====== Material provided

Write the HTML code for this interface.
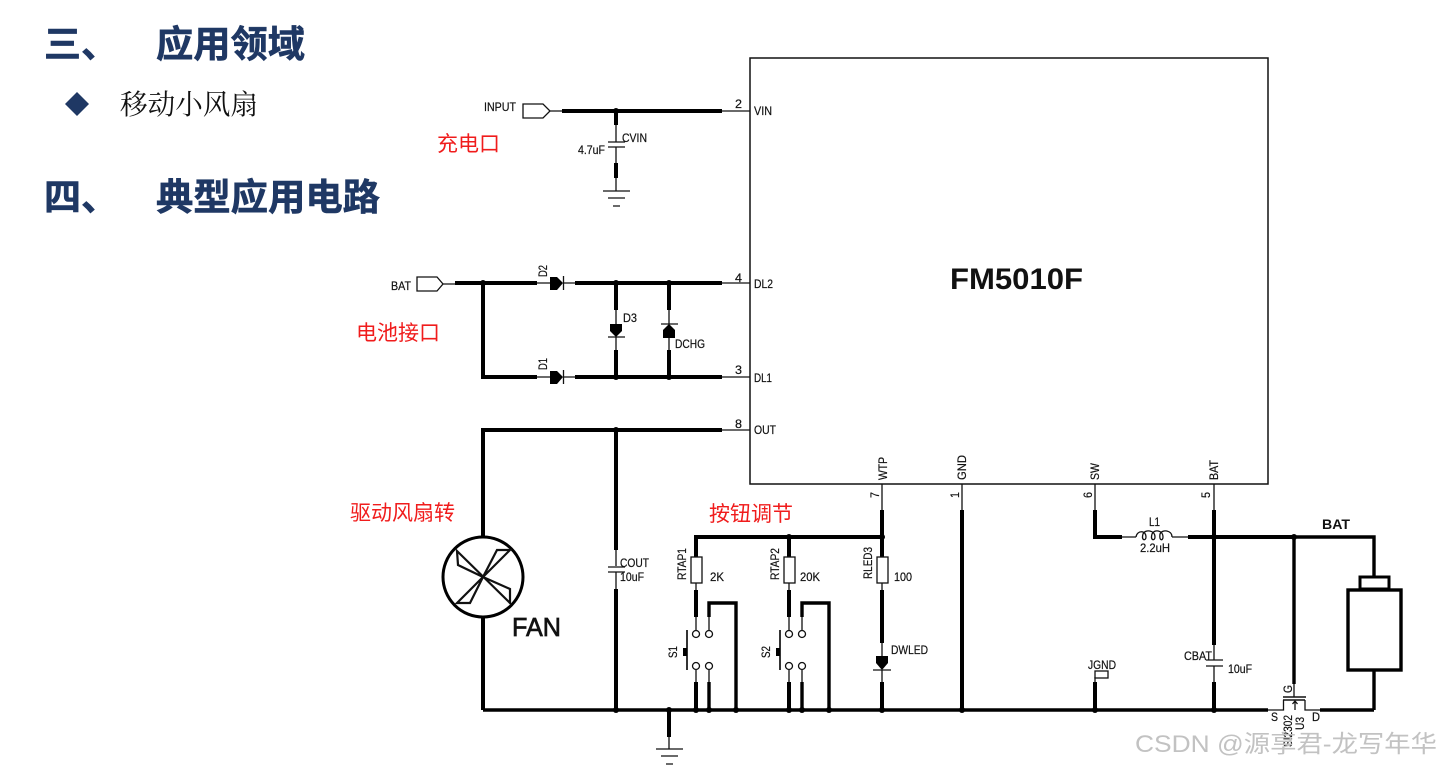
<!DOCTYPE html>
<html>
<head>
<meta charset="utf-8">
<style>
html,body{margin:0;padding:0;background:#fff;}
svg{display:block;}
text{font-family:"Liberation Sans","Noto Sans CJK SC",sans-serif;fill:#111;font-size:12px;stroke:#111;stroke-width:0.2;}
.h{font-family:"Liberation Sans","Noto Sans CJK SC",sans-serif;font-weight:700;font-size:37px;fill:#1f3864;stroke:#1f3864;stroke-width:0.6;}
.r{font-size:21px;fill:#f01c1c;stroke:none;}
.s{font-family:"Liberation Serif","Noto Serif CJK SC",serif;font-size:27.6px;fill:#111;stroke:none;}
.k{fill:none;stroke:#000;stroke-width:4;}
.m{fill:none;stroke:#000;stroke-width:3.4;}
.t{fill:none;stroke:#111;stroke-width:1.3;}
.o{fill:#fff;stroke:#111;stroke-width:1.3;}
</style>
</head>
<body>
<svg width="1441" height="769" viewBox="0 0 1441 769" xmlns="http://www.w3.org/2000/svg">
<rect width="1441" height="769" fill="#fff"/>

<!-- Left text -->
<text class="h" x="44" y="57">三、</text>
<text class="h" x="156" y="57" textLength="149" lengthAdjust="spacingAndGlyphs">应用领域</text>
<polygon points="77,92 89,104 77,116 65,104" fill="#1f3864"/>
<text class="s" x="120" y="114">移动小风扇</text>
<text class="h" x="44" y="210">四、</text>
<text class="h" x="156" y="210" textLength="224" lengthAdjust="spacingAndGlyphs">典型应用电路</text>

<text class="r" x="437" y="151">充电口</text>
<text class="r" x="356" y="340">电池接口</text>
<text class="r" x="350" y="520">驱动风扇转</text>
<text class="r" x="709" y="521">按钮调节</text>

<!-- Chip -->
<rect x="750" y="58" width="518" height="426" fill="#fff" stroke="#111" stroke-width="1.5"/>
<text x="950" y="289" style="font-size:30px;font-weight:700;stroke-width:0" textLength="133" lengthAdjust="spacingAndGlyphs">FM5010F</text>

<!-- Input section -->
<polygon class="o" points="523,104 543,104 550,111 543,118 523,118"/>
<path class="t" d="M550 111H562M722 111H750M616 125V142M616 147V163M616 178V191"/>
<path class="k" d="M562 111H722M616 111V125M616 163V178"/>
<path class="t" stroke-width="1.6" d="M608 142H625M608 147H625M603 191H630M608 198H625M613 206H620"/>

<!-- BAT diode section -->
<polygon class="o" points="417,277 437,277 443,284 437,291 417,291"/>
<path class="t" d="M443 284H455M537 283H550M563 283H575M722 283H750M537 377H550M563 377H575M722 377H750M616 310V325M616 337V350M669 310V324M669 338V350"/>
<path class="k" d="M455 283H537M575 283H722M483 283V377H537M575 377H722M616 283V310M616 350V377M669 283V310M669 350V377"/>
<polygon points="550,277 557,277 563,283 557,290 550,290" fill="#000"/>
<path class="t" d="M563.500 276V290M563.500 370V384"/>
<polygon points="550,371 557,371 563,377 557,384 550,384" fill="#000"/>
<polygon points="610,324 622,324 622,331 616,337 610,331" fill="#000"/>
<path class="t" d="M608 337H625M661 324H678"/>
<polygon points="669,324 675,330 675,338 663,338 663,330" fill="#000"/>

<!-- OUT / FAN -->
<path class="t" d="M722 430H750M616 550V566M616 572V589"/>
<path class="k" d="M722 430H483V537M483 617V710M616 430V550M616 589V710"/>
<path class="t" stroke-width="1.6" d="M608 567H625M608 572H625"/>
<circle cx="483" cy="577" r="40" fill="#fff" stroke="#000" stroke-width="3"/>
<path fill="none" stroke="#111" stroke-width="2.200" d="M457 551L510 603V589L483 577L458 565ZM510 550L457 603H470L483 577L497 550Z"/>

<!-- Bottom bus -->
<path class="m" d="M483 710H1268M1320 710H1374"/>
<path class="k" d="M669 710V737"/>
<path class="t" d="M669 737V749"/>
<path class="t" stroke-width="1.6" d="M656 749H683M661 756H678M666 764H673"/>

<!-- Top button rail -->
<path class="k" d="M696 557V537H882"/>
<path class="k" d="M789 537V557"/>

<!-- RTAP1 + S1 -->
<rect class="o" x="691" y="557" width="11" height="26"/>
<path class="t" d="M696 583V590M696 617V630M696 670V682M709 617V630M709 670V682"/>
<path class="k" d="M696 590V617M696 682V710"/>
<path class="m" d="M709 617V603H736V710M709 682V710"/>
<circle class="o" cx="696" cy="634" r="3.500"/><circle class="o" cx="709" cy="634" r="3.500"/>
<circle class="o" cx="696" cy="666" r="3.500"/><circle class="o" cx="709" cy="666" r="3.500"/>
<path d="M687 630V670" stroke="#000" stroke-width="1.600"/>
<rect x="683" y="648" width="4" height="8" fill="#000"/>

<!-- RTAP2 + S2 -->
<rect class="o" x="784" y="557" width="11" height="26"/>
<path class="t" d="M789 583V590M789 617V630M789 670V682M802 617V630M802 670V682"/>
<path class="k" d="M789 590V617M789 682V710"/>
<path class="m" d="M802 617V603H829V710M802 682V710"/>
<circle class="o" cx="789" cy="634" r="3.500"/><circle class="o" cx="802" cy="634" r="3.500"/>
<circle class="o" cx="789" cy="666" r="3.500"/><circle class="o" cx="802" cy="666" r="3.500"/>
<path d="M780 630V670" stroke="#000" stroke-width="1.600"/>
<rect x="776" y="648" width="4" height="8" fill="#000"/>

<!-- RLED3 + DWLED -->
<path class="t" d="M882 484V510M882 583V590M882 643V656M882 670V682"/>
<path class="k" d="M882 510V557M882 590V643M882 682V710"/>
<rect class="o" x="877" y="557" width="11" height="26"/>
<polygon points="876,656 888,656 888,663 882,670 876,663" fill="#000"/>
<path class="t" stroke-width="1.600" d="M873 670H891"/>

<!-- GND -->
<path class="t" d="M962 484V510"/>
<path class="k" d="M962 510V710"/>

<!-- SW / L1 / BAT -->
<path class="t" d="M1095 484V510M1214 484V510M1122 537H1136M1172 537H1188M1214 645V660M1214 666V682"/>
<path class="k" d="M1095 510V537H1122M1188 537H1294M1214 510V645M1214 682V710"/>
<path class="m" d="M1294 537H1374V577M1294 537V684M1374 670V710"/>
<path fill="none" stroke="#111" stroke-width="1.300" d="M1136 537C1137 530 1146 530 1146 537C1146 541 1141 541 1143 534C1145 529 1155 530 1155 537C1155 541 1150 541 1152 534C1154 529 1163 530 1163 537C1163 541 1159 541 1160 534C1162 529 1172 530 1172 537"/>
<path class="t" stroke-width="1.600" d="M1206 660H1223M1206 666H1223"/>

<!-- Battery -->
<rect x="1360" y="577" width="29" height="12" fill="#fff" stroke="#000" stroke-width="3"/>
<rect x="1348" y="590" width="53" height="80" fill="#fff" stroke="#000" stroke-width="3.400"/>

<!-- JGND -->
<path class="t" d="M1095 677V682"/>
<path class="k" d="M1095 682V710"/>
<rect class="o" x="1095" y="671" width="13" height="7"/>

<!-- FET -->
<path class="t" d="M1268 710H1283.500V700M1305 700V710H1320M1294 684V697M1295 710V701M1292.500 704L1295 701L1297.500 704"/>
<path d="M1283 700H1305M1283 697H1306" stroke="#111" stroke-width="1.600"/>

<!-- Junction dots -->
<g fill="#000">
<circle cx="616" cy="111" r="3"/>
<circle cx="483" cy="283" r="3"/>
<circle cx="616" cy="283" r="3"/><circle cx="669" cy="283" r="3"/>
<circle cx="616" cy="377" r="3"/><circle cx="669" cy="377" r="3"/>
<circle cx="616" cy="430" r="3"/>
<circle cx="616" cy="710" r="3"/><circle cx="669" cy="710" r="3"/>
<circle cx="696" cy="710" r="3"/><circle cx="709" cy="710" r="3"/><circle cx="736" cy="710" r="3"/>
<circle cx="789" cy="710" r="3"/><circle cx="802" cy="710" r="3"/><circle cx="829" cy="710" r="3"/>
<circle cx="882" cy="710" r="3"/><circle cx="962" cy="710" r="3"/><circle cx="1095" cy="710" r="3"/><circle cx="1214" cy="710" r="3"/>
<circle cx="789" cy="537" r="3"/><circle cx="882" cy="537" r="3"/>
<circle cx="1214" cy="537" r="3"/><circle cx="1294" cy="537" r="3"/>
</g>

<!-- Labels -->
<text x="484" y="111" textLength="32" lengthAdjust="spacingAndGlyphs">INPUT</text>
<text x="735" y="108" textLength="7" lengthAdjust="spacingAndGlyphs">2</text>
<text x="754" y="115" textLength="18" lengthAdjust="spacingAndGlyphs">VIN</text>
<text x="622" y="142" textLength="25" lengthAdjust="spacingAndGlyphs">CVIN</text>
<text x="578" y="154" textLength="27" lengthAdjust="spacingAndGlyphs">4.7uF</text>
<text x="391" y="290" textLength="20" lengthAdjust="spacingAndGlyphs">BAT</text>
<text transform="translate(547,277) rotate(-90)" textLength="12" lengthAdjust="spacingAndGlyphs">D2</text>
<text transform="translate(547,370) rotate(-90)" textLength="12" lengthAdjust="spacingAndGlyphs">D1</text>
<text x="623" y="322" textLength="14" lengthAdjust="spacingAndGlyphs">D3</text>
<text x="675" y="348" textLength="30" lengthAdjust="spacingAndGlyphs">DCHG</text>
<text x="735" y="282" textLength="7" lengthAdjust="spacingAndGlyphs">4</text>
<text x="754" y="288" textLength="19" lengthAdjust="spacingAndGlyphs">DL2</text>
<text x="735" y="374" textLength="7" lengthAdjust="spacingAndGlyphs">3</text>
<text x="754" y="382" textLength="18" lengthAdjust="spacingAndGlyphs">DL1</text>
<text x="735" y="428" textLength="7" lengthAdjust="spacingAndGlyphs">8</text>
<text x="754" y="434" textLength="22" lengthAdjust="spacingAndGlyphs">OUT</text>
<text x="512" y="636" style="font-size:26px;stroke-width:0.7" textLength="49" lengthAdjust="spacingAndGlyphs">FAN</text>
<text x="620" y="567" textLength="29" lengthAdjust="spacingAndGlyphs">COUT</text>
<text x="620" y="581" textLength="24" lengthAdjust="spacingAndGlyphs">10uF</text>
<text transform="translate(686,580) rotate(-90)" textLength="32" lengthAdjust="spacingAndGlyphs">RTAP1</text>
<text x="710" y="581" textLength="14" lengthAdjust="spacingAndGlyphs">2K</text>
<text transform="translate(779,580) rotate(-90)" textLength="32" lengthAdjust="spacingAndGlyphs">RTAP2</text>
<text x="800" y="581" textLength="20" lengthAdjust="spacingAndGlyphs">20K</text>
<text transform="translate(872,579) rotate(-90)" textLength="32" lengthAdjust="spacingAndGlyphs">RLED3</text>
<text x="894" y="581" textLength="18" lengthAdjust="spacingAndGlyphs">100</text>
<text transform="translate(677,658) rotate(-90)" textLength="12" lengthAdjust="spacingAndGlyphs">S1</text>
<text transform="translate(770,658) rotate(-90)" textLength="12" lengthAdjust="spacingAndGlyphs">S2</text>
<text x="891" y="654" textLength="37" lengthAdjust="spacingAndGlyphs">DWLED</text>
<text transform="translate(887,480) rotate(-90)" textLength="23" lengthAdjust="spacingAndGlyphs">WTP</text>
<text transform="translate(879,498) rotate(-90)" textLength="6" lengthAdjust="spacingAndGlyphs">7</text>
<text transform="translate(966,480) rotate(-90)" textLength="25" lengthAdjust="spacingAndGlyphs">GND</text>
<text transform="translate(959,498) rotate(-90)" textLength="6" lengthAdjust="spacingAndGlyphs">1</text>
<text transform="translate(1099,480) rotate(-90)" textLength="17" lengthAdjust="spacingAndGlyphs">SW</text>
<text transform="translate(1092,498) rotate(-90)" textLength="6" lengthAdjust="spacingAndGlyphs">6</text>
<text transform="translate(1218,480) rotate(-90)" textLength="20" lengthAdjust="spacingAndGlyphs">BAT</text>
<text transform="translate(1210,498) rotate(-90)" textLength="6" lengthAdjust="spacingAndGlyphs">5</text>
<text x="1149" y="526" textLength="11" lengthAdjust="spacingAndGlyphs">L1</text>
<text x="1140" y="552" textLength="30" lengthAdjust="spacingAndGlyphs">2.2uH</text>
<text x="1322" y="529" style="font-size:14px;font-weight:700;stroke-width:0" textLength="28" lengthAdjust="spacingAndGlyphs">BAT</text>
<text x="1088" y="669" textLength="28" lengthAdjust="spacingAndGlyphs">JGND</text>
<text x="1184" y="660" textLength="28" lengthAdjust="spacingAndGlyphs">CBAT</text>
<text x="1228" y="673" textLength="24" lengthAdjust="spacingAndGlyphs">10uF</text>
<text x="1271" y="721" textLength="7" lengthAdjust="spacingAndGlyphs">S</text>
<text x="1312" y="721" textLength="8" lengthAdjust="spacingAndGlyphs">D</text>
<text transform="translate(1292,693) rotate(-90)" textLength="8" lengthAdjust="spacingAndGlyphs">G</text>
<text transform="translate(1292,747) rotate(-90)" textLength="32" lengthAdjust="spacingAndGlyphs">SI2302</text>
<text transform="translate(1304,730) rotate(-90)" textLength="13" lengthAdjust="spacingAndGlyphs">U3</text>

<!-- Watermark -->
<text x="1135" y="752" style="font-size:24px;fill:#c2c2c2;stroke:none" textLength="302" lengthAdjust="spacingAndGlyphs">CSDN @源享君-龙写年华</text>
</svg>
</body>
</html>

============

§ Directive:
Only the lines from the start of the material through the line containing "142H625M608 147H625M603 191H630M608" should be transcribed. Pictures stay out.

§ Task answer:
Write the HTML code for this interface.
<!DOCTYPE html>
<html>
<head>
<meta charset="utf-8">
<style>
html,body{margin:0;padding:0;background:#fff;}
svg{display:block;}
text{font-family:"Liberation Sans","Noto Sans CJK SC",sans-serif;fill:#111;font-size:12px;stroke:#111;stroke-width:0.2;}
.h{font-family:"Liberation Sans","Noto Sans CJK SC",sans-serif;font-weight:700;font-size:37px;fill:#1f3864;stroke:#1f3864;stroke-width:0.6;}
.r{font-size:21px;fill:#f01c1c;stroke:none;}
.s{font-family:"Liberation Serif","Noto Serif CJK SC",serif;font-size:27.6px;fill:#111;stroke:none;}
.k{fill:none;stroke:#000;stroke-width:4;}
.m{fill:none;stroke:#000;stroke-width:3.4;}
.t{fill:none;stroke:#111;stroke-width:1.3;}
.o{fill:#fff;stroke:#111;stroke-width:1.3;}
</style>
</head>
<body>
<svg width="1441" height="769" viewBox="0 0 1441 769" xmlns="http://www.w3.org/2000/svg">
<rect width="1441" height="769" fill="#fff"/>

<!-- Left text -->
<text class="h" x="44" y="57">三、</text>
<text class="h" x="156" y="57" textLength="149" lengthAdjust="spacingAndGlyphs">应用领域</text>
<polygon points="77,92 89,104 77,116 65,104" fill="#1f3864"/>
<text class="s" x="120" y="114">移动小风扇</text>
<text class="h" x="44" y="210">四、</text>
<text class="h" x="156" y="210" textLength="224" lengthAdjust="spacingAndGlyphs">典型应用电路</text>

<text class="r" x="437" y="151">充电口</text>
<text class="r" x="356" y="340">电池接口</text>
<text class="r" x="350" y="520">驱动风扇转</text>
<text class="r" x="709" y="521">按钮调节</text>

<!-- Chip -->
<rect x="750" y="58" width="518" height="426" fill="#fff" stroke="#111" stroke-width="1.5"/>
<text x="950" y="289" style="font-size:30px;font-weight:700;stroke-width:0" textLength="133" lengthAdjust="spacingAndGlyphs">FM5010F</text>

<!-- Input section -->
<polygon class="o" points="523,104 543,104 550,111 543,118 523,118"/>
<path class="t" d="M550 111H562M722 111H750M616 125V142M616 147V163M616 178V191"/>
<path class="k" d="M562 111H722M616 111V125M616 163V178"/>
<path class="t" stroke-width="1.6" d="M608 142H625M608 147H625M603 191H630M608 198H625M613 206H620"/>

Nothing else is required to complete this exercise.